If you retrofitted a filter, check the seal periodically. Gaps around the edges let unfiltered air bypass the media, negating the benefit. Use foam weatherstripping or silicone sealant to close any leaks. And never run the system with no filter at all if you’ve added one, unfiltered air will quickly coat the evaporator with grime.
Final Decision Guide: Yes, No, or Maybe?
If your 2003 F-250 has the factory filter housing, keep using it, it costs little and helps a bit. If it’s empty, install a basic paper filter unless you’re in an extreme environment. If there’s no housing, retrofitting is optional: worth it for allergy sufferers or off-roaders, but unnecessary for highway commuters.
Base-model work trucks? Skip it. The airflow gain from removing a non-existent filter isn’t worth the effort. But if cabin air quality bugs you, a simple retrofit beats breathing in brake dust and pollen.
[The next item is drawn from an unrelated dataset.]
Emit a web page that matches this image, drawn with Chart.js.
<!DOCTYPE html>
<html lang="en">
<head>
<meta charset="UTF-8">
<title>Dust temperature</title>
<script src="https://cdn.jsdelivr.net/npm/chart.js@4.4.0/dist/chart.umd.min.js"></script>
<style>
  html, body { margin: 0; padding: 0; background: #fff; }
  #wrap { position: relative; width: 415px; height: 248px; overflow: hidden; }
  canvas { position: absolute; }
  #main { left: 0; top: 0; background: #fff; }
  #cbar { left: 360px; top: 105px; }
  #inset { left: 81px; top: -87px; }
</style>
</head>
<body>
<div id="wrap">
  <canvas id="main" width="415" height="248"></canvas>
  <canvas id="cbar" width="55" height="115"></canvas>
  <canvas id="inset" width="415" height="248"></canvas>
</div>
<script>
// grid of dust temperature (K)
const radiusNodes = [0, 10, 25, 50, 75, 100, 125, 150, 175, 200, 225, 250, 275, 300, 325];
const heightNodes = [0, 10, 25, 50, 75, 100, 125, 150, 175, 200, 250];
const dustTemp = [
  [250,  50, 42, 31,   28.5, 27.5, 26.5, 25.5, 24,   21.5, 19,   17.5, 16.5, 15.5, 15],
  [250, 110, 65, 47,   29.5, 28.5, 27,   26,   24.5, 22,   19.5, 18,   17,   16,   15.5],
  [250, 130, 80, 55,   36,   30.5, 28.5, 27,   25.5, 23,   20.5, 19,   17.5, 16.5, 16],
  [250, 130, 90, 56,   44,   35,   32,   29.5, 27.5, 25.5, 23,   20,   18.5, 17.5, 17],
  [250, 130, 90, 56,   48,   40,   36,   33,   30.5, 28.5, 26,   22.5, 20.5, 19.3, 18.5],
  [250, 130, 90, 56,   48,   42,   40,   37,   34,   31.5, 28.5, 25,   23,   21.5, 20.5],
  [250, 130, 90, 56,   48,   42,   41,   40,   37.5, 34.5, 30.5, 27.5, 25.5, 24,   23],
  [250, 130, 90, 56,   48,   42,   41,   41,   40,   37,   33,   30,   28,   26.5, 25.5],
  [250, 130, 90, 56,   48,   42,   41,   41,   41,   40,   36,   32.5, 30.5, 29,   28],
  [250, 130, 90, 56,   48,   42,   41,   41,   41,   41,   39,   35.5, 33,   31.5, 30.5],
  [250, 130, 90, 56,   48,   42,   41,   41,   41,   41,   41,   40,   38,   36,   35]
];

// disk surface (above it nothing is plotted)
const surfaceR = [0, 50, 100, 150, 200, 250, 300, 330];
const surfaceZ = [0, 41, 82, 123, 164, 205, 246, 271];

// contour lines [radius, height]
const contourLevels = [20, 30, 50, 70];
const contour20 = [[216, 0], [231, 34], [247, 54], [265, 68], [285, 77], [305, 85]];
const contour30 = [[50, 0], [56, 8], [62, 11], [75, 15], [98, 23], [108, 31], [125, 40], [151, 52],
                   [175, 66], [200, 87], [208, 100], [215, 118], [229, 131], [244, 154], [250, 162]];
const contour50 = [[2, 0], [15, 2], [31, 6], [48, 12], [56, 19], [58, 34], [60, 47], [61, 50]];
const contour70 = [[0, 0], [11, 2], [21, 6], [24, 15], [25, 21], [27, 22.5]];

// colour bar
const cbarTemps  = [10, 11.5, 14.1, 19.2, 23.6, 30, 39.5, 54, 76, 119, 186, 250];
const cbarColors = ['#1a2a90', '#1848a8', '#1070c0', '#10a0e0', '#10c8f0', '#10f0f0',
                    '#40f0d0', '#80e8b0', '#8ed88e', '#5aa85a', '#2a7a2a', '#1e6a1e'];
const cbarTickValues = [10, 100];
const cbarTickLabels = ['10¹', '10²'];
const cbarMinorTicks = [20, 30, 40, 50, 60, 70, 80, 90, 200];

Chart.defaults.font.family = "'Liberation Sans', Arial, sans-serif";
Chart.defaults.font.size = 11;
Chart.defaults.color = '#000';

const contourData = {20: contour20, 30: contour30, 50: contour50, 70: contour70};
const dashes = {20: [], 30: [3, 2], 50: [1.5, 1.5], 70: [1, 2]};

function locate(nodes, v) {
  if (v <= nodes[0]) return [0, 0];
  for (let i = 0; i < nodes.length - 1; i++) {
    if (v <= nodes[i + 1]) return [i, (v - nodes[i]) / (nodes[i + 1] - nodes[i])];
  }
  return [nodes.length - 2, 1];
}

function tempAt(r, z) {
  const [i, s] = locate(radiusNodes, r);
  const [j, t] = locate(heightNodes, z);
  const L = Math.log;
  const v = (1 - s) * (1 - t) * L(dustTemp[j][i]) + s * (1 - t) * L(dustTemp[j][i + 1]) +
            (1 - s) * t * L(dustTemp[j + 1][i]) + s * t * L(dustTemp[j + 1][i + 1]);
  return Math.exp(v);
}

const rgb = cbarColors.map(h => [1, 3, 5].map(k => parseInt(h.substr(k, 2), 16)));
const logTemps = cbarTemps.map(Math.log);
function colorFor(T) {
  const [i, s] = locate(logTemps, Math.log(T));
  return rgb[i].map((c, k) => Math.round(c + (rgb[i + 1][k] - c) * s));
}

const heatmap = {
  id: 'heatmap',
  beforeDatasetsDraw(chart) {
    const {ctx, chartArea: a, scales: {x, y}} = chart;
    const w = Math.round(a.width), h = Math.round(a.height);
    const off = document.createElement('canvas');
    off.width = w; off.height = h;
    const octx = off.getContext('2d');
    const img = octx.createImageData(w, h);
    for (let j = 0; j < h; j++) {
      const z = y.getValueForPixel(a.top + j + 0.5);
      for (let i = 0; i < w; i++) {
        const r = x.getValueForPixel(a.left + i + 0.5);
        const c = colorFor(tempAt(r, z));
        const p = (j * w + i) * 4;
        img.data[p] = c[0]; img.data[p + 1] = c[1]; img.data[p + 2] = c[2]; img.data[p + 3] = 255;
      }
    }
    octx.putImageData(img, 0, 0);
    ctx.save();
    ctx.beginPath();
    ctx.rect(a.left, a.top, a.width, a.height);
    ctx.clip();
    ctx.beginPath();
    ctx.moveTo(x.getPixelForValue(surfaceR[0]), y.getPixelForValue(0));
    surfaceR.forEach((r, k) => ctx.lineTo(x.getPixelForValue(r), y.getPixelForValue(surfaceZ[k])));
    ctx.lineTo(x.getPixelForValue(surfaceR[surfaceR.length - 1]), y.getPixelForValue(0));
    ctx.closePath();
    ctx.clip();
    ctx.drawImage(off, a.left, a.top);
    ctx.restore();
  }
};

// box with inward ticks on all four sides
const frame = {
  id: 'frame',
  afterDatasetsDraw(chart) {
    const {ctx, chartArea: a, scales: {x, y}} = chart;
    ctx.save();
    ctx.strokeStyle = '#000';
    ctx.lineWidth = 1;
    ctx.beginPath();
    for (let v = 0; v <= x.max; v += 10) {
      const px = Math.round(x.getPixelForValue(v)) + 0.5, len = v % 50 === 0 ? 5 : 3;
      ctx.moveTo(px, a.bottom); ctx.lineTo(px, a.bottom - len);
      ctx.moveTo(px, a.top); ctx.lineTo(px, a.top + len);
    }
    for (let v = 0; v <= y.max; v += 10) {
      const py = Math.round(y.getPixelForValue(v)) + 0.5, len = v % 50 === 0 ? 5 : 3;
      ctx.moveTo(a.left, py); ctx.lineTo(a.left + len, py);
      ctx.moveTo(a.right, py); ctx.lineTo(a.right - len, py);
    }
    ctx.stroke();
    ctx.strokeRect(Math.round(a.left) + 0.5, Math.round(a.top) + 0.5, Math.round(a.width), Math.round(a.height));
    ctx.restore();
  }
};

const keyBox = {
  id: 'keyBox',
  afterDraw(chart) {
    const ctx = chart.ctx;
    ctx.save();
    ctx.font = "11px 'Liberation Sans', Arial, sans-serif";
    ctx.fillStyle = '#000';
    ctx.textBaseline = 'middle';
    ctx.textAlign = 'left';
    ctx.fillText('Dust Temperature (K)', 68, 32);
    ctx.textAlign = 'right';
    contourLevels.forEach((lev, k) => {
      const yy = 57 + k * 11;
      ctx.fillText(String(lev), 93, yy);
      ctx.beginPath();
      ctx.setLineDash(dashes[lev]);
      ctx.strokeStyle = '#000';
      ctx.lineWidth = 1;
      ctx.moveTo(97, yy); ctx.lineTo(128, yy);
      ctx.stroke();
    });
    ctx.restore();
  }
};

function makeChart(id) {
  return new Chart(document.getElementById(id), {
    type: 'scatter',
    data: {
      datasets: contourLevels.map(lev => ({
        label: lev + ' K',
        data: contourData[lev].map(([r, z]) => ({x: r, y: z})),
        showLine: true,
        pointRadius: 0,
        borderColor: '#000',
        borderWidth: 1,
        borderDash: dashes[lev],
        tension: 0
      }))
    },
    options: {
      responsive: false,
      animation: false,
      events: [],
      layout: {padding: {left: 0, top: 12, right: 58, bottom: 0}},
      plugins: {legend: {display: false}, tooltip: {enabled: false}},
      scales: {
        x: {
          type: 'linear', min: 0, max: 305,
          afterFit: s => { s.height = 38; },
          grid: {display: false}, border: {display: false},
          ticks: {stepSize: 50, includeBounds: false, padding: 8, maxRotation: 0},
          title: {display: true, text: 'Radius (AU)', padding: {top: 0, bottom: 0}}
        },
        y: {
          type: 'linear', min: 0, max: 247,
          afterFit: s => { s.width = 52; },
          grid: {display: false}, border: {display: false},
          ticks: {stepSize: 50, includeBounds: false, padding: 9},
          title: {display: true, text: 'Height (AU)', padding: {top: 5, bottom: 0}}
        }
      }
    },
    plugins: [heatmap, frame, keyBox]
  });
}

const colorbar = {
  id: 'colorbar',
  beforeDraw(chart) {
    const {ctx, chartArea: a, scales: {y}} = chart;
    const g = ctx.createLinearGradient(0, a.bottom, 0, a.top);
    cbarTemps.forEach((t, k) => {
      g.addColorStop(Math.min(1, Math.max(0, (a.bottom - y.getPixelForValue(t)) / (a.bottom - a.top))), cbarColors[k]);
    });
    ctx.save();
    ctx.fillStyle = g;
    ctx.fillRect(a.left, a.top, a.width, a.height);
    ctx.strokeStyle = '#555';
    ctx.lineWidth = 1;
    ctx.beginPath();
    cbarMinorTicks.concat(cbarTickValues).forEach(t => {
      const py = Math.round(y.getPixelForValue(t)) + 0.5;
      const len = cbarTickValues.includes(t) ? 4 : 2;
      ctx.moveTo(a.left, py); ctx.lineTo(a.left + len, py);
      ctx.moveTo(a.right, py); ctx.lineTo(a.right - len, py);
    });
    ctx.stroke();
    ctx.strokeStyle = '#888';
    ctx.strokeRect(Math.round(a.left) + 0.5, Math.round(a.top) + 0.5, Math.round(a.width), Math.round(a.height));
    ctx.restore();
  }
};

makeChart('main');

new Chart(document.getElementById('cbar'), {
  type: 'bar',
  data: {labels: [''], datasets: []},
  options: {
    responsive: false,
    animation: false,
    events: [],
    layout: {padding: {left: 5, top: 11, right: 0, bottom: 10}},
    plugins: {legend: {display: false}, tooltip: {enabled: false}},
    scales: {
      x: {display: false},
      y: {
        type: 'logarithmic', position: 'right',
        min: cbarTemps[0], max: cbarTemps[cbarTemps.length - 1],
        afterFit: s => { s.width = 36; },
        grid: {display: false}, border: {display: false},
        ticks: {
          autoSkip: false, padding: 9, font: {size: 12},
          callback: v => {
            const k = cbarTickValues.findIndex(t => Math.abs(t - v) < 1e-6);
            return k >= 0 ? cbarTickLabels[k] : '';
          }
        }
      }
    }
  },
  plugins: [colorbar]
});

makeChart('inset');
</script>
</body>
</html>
As of 2026, used 2003 F-250s with intact HVAC systems are common enough that finding parts or advice isn’t hard, just know your trim before you start.
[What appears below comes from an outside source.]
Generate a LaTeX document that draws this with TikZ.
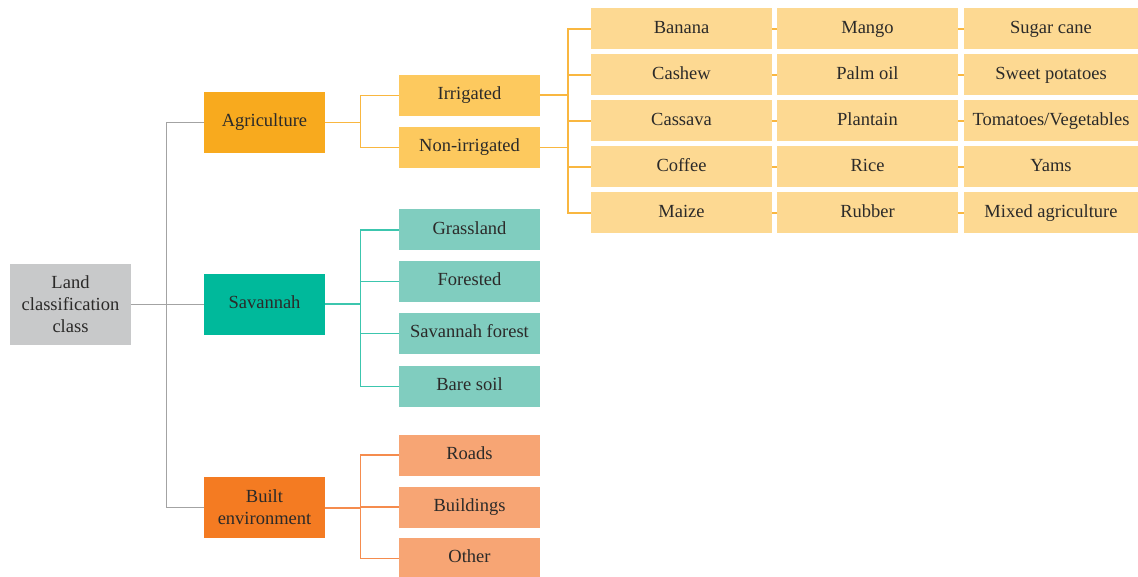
\documentclass[tikz,border=0pt]{standalone}
\usepackage{fontspec}
\setmainfont{Liberation Serif}
\definecolor{txt}{HTML}{2B2A29}
\definecolor{rootc}{HTML}{C8C9CA}
\definecolor{agric}{HTML}{F8AA1E}
\definecolor{irrc}{HTML}{FDC95E}
\definecolor{cropc}{HTML}{FDD992}
\definecolor{savc}{HTML}{00B99B}
\definecolor{savl}{HTML}{80CDBF}
\definecolor{builtc}{HTML}{F47B22}
\definecolor{builtl}{HTML}{F7A574}
\definecolor{greyln}{HTML}{A3A3A3}
\definecolor{orln}{HTML}{F9B740}
\definecolor{tealln}{HTML}{3CC6AE}
\definecolor{bln}{HTML}{F58C4E}
\tikzset{
  box/.style={rectangle, inner sep=0pt, align=center, text=txt, font=\fontsize{18.5}{22}\selectfont},
  one/.style={text height=12.5pt, text depth=4pt},
  lvlone/.style={box, minimum width=121pt, minimum height=61pt},
  lvltwo/.style={box, one, minimum width=141pt, minimum height=41pt},
  crop/.style={box, one, fill=cropc, minimum height=41pt},
  ln/.style={line width=1.3pt},
}
\begin{document}
\begin{tikzpicture}[x=1pt,y=-1pt]
\useasboundingbox (0,0) rectangle (1138,577);
% nodes
\node[box, fill=rootc, minimum width=121pt, minimum height=81pt] (root) at (70.5,304.5) {Land\\classification\\class};
\node[lvlone, one, fill=agric] (agri) at (264.5,122.5) {Agriculture};
\node[lvlone, one, fill=savc] (sav) at (264.5,304.5) {Savannah};
\node[lvlone, fill=builtc] (built) at (264.5,507.5) {Built\\environment};
\node[lvltwo, fill=irrc] (irr) at (469.5,95.5) {Irrigated};
\node[lvltwo, fill=irrc] (non) at (469.5,147.5) {Non-irrigated};
\node[lvltwo, fill=savl] (grass) at (469.5,230) {Grassland};
\node[lvltwo, fill=savl] (forest) at (469.5,281.5) {Forested};
\node[lvltwo, fill=savl] (savf) at (469.5,333.5) {Savannah forest};
\node[lvltwo, fill=savl] (bare) at (469.5,386.5) {Bare soil};
\node[lvltwo, fill=builtl] (roads) at (469.5,455) {Roads};
\node[lvltwo, fill=builtl] (bldg) at (469.5,507) {Buildings};
\node[lvltwo, fill=builtl] (other) at (469.5,558.5) {Other};
% crops
\foreach \n/\y/\a/\b/\c in {1/29/Banana/Mango/Sugar cane, 2/75/Cashew/Palm oil/Sweet potatoes, 3/121/Cassava/Plantain/{Tomatoes/Vegetables}, 4/167/Coffee/Rice/Yams, 5/213/Maize/Rubber/Mixed agriculture}{
  \node[crop, minimum width=181pt] (ca\n) at (681.5,\y) {\a};
  \node[crop, minimum width=181pt] (cb\n) at (867.5,\y) {\b};
  \node[crop, minimum width=174pt] (cc\n) at (1051,\y) {\c};
}
% connectors: root
\draw[ln, greyln] (root.east) -- (sav.west);
\draw[ln, greyln] (agri.west) -- ++(-37,0) |- (built.west);
% agriculture
\draw[ln, orln] (agri.east) -- ++(36,0);
\draw[ln, orln] (irr.west) -- ++(-38,0) |- (non.west);
\coordinate (cbr) at (568,0);
\draw[line width=2pt, orln] (irr.east) -- (irr.east -| cbr);
\draw[ln, orln] (non.east) -- (non.east -| cbr);
\draw[ln, orln] (ca1.west) -| (cbr |- ca5.west) -- (ca5.west);
\foreach \n in {2,3,4}{\draw[ln, orln] (ca\n.west) -- (ca\n.west -| cbr);}
\foreach \n in {1,...,5}{
  \draw[ln, orln] (ca\n.east) -- (cb\n.west);
  \draw[ln, orln] (cb\n.east) -- (cc\n.west);
}
% savannah
\draw[line width=2pt, tealln] (sav.east) -- ++(36,0);
\draw[ln, tealln] (grass.west) -- ++(-38,0) |- (bare.west);
\draw[ln, tealln] (forest.west) -- ++(-38,0);
\draw[ln, tealln] (savf.west) -- ++(-38,0);
% built
\draw[line width=2pt, bln] (built.east) -- ++(36,0);
\draw[ln, bln] (roads.west) -- ++(-38,0) |- (other.west);
\draw[ln, bln] (bldg.west) -- ++(-38,0);
\end{tikzpicture}
\end{document}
How Do I Know If My 2003 F-250 Came With the HVAC Package?
Check your window sticker or owner’s manual for “Premium HVAC” or “Climate Control” listed under options. If you don’t have those, look for automatic temperature settings on the dash, manual knobs mean base HVAC. Trucks with rear defroster and power mirrors often had the package, but it wasn’t guaranteed.
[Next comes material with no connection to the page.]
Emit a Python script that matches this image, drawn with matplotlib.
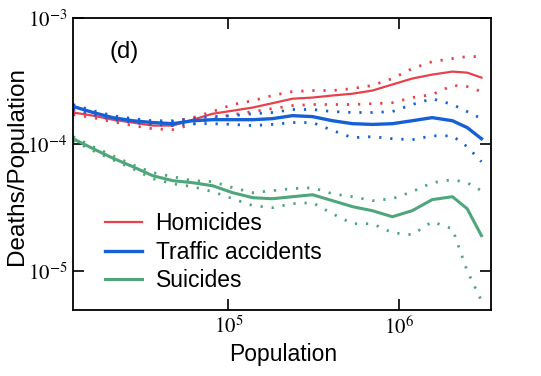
import matplotlib
matplotlib.use("Agg")
import matplotlib.pyplot as plt

plt.rcParams['font.family'] = ['Liberation Sans', 'DejaVu Sans']
plt.rcParams['mathtext.fontset'] = 'stix'

# Population (x) values shared by all curves
population = [1.23e4, 1.61e4, 2.10e4, 2.75e4, 3.60e4, 4.72e4, 6.18e4, 8.09e4,
              1.06e5, 1.39e5, 1.81e5, 2.37e5, 3.11e5, 4.07e5, 5.33e5, 6.97e5,
              9.12e5, 1.19e6, 1.56e6, 2.05e6, 2.50e6, 3.03e6]

# Deaths/Population, in units of 1e-4
homicides = [1.79, 1.69, 1.57, 1.49, 1.41, 1.41, 1.57, 1.75, 1.85, 1.96, 2.12,
             2.30, 2.35, 2.44, 2.52, 2.67, 2.98, 3.32, 3.57, 3.77, 3.70, 3.38]
homicides_hi = [1.85, 1.75, 1.63, 1.54, 1.46, 1.51, 1.63, 1.82, 2.07, 2.22, 2.44,
                2.62, 2.67, 2.67, 2.77, 2.93, 3.32, 3.98, 4.52, 4.78, 4.96, 4.96]
homicides_lo = [1.72, 1.63, 1.51, 1.41, 1.33, 1.31, 1.44, 1.60, 1.72, 1.82, 1.92,
                2.03, 2.07, 2.07, 2.07, 2.10, 2.14, 2.35, 2.48, 2.93, 2.87, 2.62]

traffic = [2.00, 1.79, 1.63, 1.54, 1.49, 1.46, 1.54, 1.57, 1.57, 1.57, 1.60,
           1.69, 1.66, 1.54, 1.46, 1.44, 1.46, 1.54, 1.63, 1.54, 1.36, 1.11]
traffic_hi = [2.07, 1.85, 1.69, 1.60, 1.54, 1.54, 1.60, 1.66, 1.69, 1.75, 1.79,
              1.89, 1.89, 1.82, 1.79, 1.79, 1.82, 2.07, 2.30, 2.07, 1.82, 1.60]
traffic_lo = [1.92, 1.72, 1.57, 1.49, 1.44, 1.41, 1.46, 1.46, 1.44, 1.41, 1.44,
              1.49, 1.49, 1.29, 1.13, 1.153, 1.11, 1.09, 1.17, 1.17, 0.96, 0.73]

suicides = [1.11, 0.926, 0.78, 0.667, 0.566, 0.517, 0.498, 0.471, 0.415, 0.379, 0.372,
            0.386, 0.40, 0.359, 0.322, 0.299, 0.268, 0.299, 0.366, 0.386, 0.310, 0.190]
suicides_hi = [1.153, 0.96, 0.815, 0.692, 0.598, 0.556, 0.517, 0.508, 0.455, 0.415, 0.431,
               0.447, 0.455, 0.407, 0.386, 0.359, 0.372, 0.423, 0.498, 0.527, 0.498, 0.431]
suicides_lo = [1.072, 0.893, 0.758, 0.643, 0.536, 0.489, 0.463, 0.423, 0.372, 0.328, 0.316,
               0.340, 0.346, 0.283, 0.236, 0.236, 0.200, 0.193, 0.245, 0.215, 0.100, 0.058]

labels = ["Homicides", "Traffic accidents", "Suicides"]
colors = ["#e8414b", "#1660d6", "#4ea67a"]
widths = [1.6, 2.4, 2.2]

xticks = [1e5, 1e6]
xticklabels = ["$10^5$", "$10^6$"]
yticks = [1e-3, 1e-4, 1e-5]
yticklabels = ["$10^{-3}$", "$10^{-4}$", "$10^{-5}$"]

fig = plt.figure(figsize=(5.41, 3.76), dpi=100)
ax = fig.add_axes([0.135, 0.1755, 0.7727, 0.7765])

series = [(homicides, homicides_hi, homicides_lo),
          (traffic, traffic_hi, traffic_lo),
          (suicides, suicides_hi, suicides_lo)]

for (mid, hi, lo), lab, col, lw in zip(series, labels, colors, widths):
    ax.plot(population, [v * 1e-4 for v in mid], color=col, lw=lw, label=lab)
    # dotted upper / lower bands
    for band in (hi, lo):
        ax.plot(population, [v * 1e-4 for v in band], color=col, lw=2.0,
                linestyle=(0, (0.8, 3.2)))

ax.set_xscale('log')
ax.set_yscale('log')
ax.set_xlim(1.23e4, 3.45e6)
ax.set_ylim(4.9e-6, 1e-3)

ax.set_xticks(xticks)
ax.set_xticklabels(xticklabels)
ax.set_yticks(yticks)
ax.set_yticklabels(yticklabels)
ax.minorticks_off()
ax.tick_params(which='major', direction='in', length=8, width=1.2,
               top=True, right=True, labelsize=15, pad=4)
for s in ax.spines.values():
    s.set_linewidth(1.3)

ax.text(0.088, 0.885, "(d)", transform=ax.transAxes, fontsize=17,
        ha='left', va='center')

fig.text(283 / 541, 1 - 354 / 376, "Population", fontsize=16.5,
         ha='center', va='center')
fig.text(17 / 541, 1 - 166 / 376, "Deaths/Population", fontsize=17.5,
         rotation=90, ha='center', va='center')

ax.legend(loc='upper left', bbox_to_anchor=(0.055, 0.366), frameon=False,
          fontsize=16.5, handlelength=1.6, handletextpad=0.6,
          labelspacing=0.235, borderaxespad=0)

fig.savefig("out.png", dpi=100)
Another clue: feel for consistent airflow direction. Base systems only blow through vents; upgraded ones recirculate air and have a dedicated fresh-air intake. If your fan seems weaker on recirculate, that’s a sign the system expects a filter to be present.
Can I Damage My HVAC System by Adding a Filter?
Only if you restrict airflow too much. Dense aftermarket filters can overload the blower motor over time, especially on older trucks with weaker fans. Stick to low-resistance paper filters and avoid anything labeled “high-efficiency” unless it’s specifically rated for Ford’s 1999, 2004 HVAC design.
Also, don’t seal the housing so tightly that moisture can’t escape. Trapped humidity breeds mold, which ruins the evaporator core, a far costlier fix than a blown blower motor. A little gap for ventilation is better than a perfect seal.
What If My Truck Has No Filter Slot at All?
Then your HVAC box wasn’t built to accept one. Forcing a filter into an open duct can block airflow or let debris enter the blower wheel. In this case, your best bet is improving cabin air quality at the source: clean the cowl area (where outside air enters) and replace the evaporator drain tube if it’s clogged.
Some owners install a small mesh screen over the fresh-air intake behind the grille. It won’t filter fine dust, but it stops leaves and rodents from getting into the system. Just check it monthly, wet leaves can rot and stink up the whole cab.
How Often Should I Really Replace the Filter?
If you drive mostly on paved roads, once a year is plenty. But if you’re on dirt roads, construction sites, or farm fields, check it every 5,000 miles. A clogged filter makes the blower work harder, which can lead to premature failure, and those motors aren’t cheap to replace.
Signs it’s time: reduced airflow on all speeds, a musty smell when you first turn on the fan, or visible dirt buildup on the filter edges. Don’t wait for total blockage; even partial clogs strain the system.
Is There a Way to Test Air Quality Without a Filter?
Not precisely, but you can spot-check. Tape a white paper towel over a vent and run the fan on high for 10 minutes. If it’s gray or dirty, your cabin air needs help, whether from a filter, better sealing, or cleaning the ducts.
For musty odors, spray HVAC cleaner into the intake (usually under the windshield wipers) and run the fan for 20 minutes. This won’t replace a filter, but it removes mold that a filter alone can’t fix.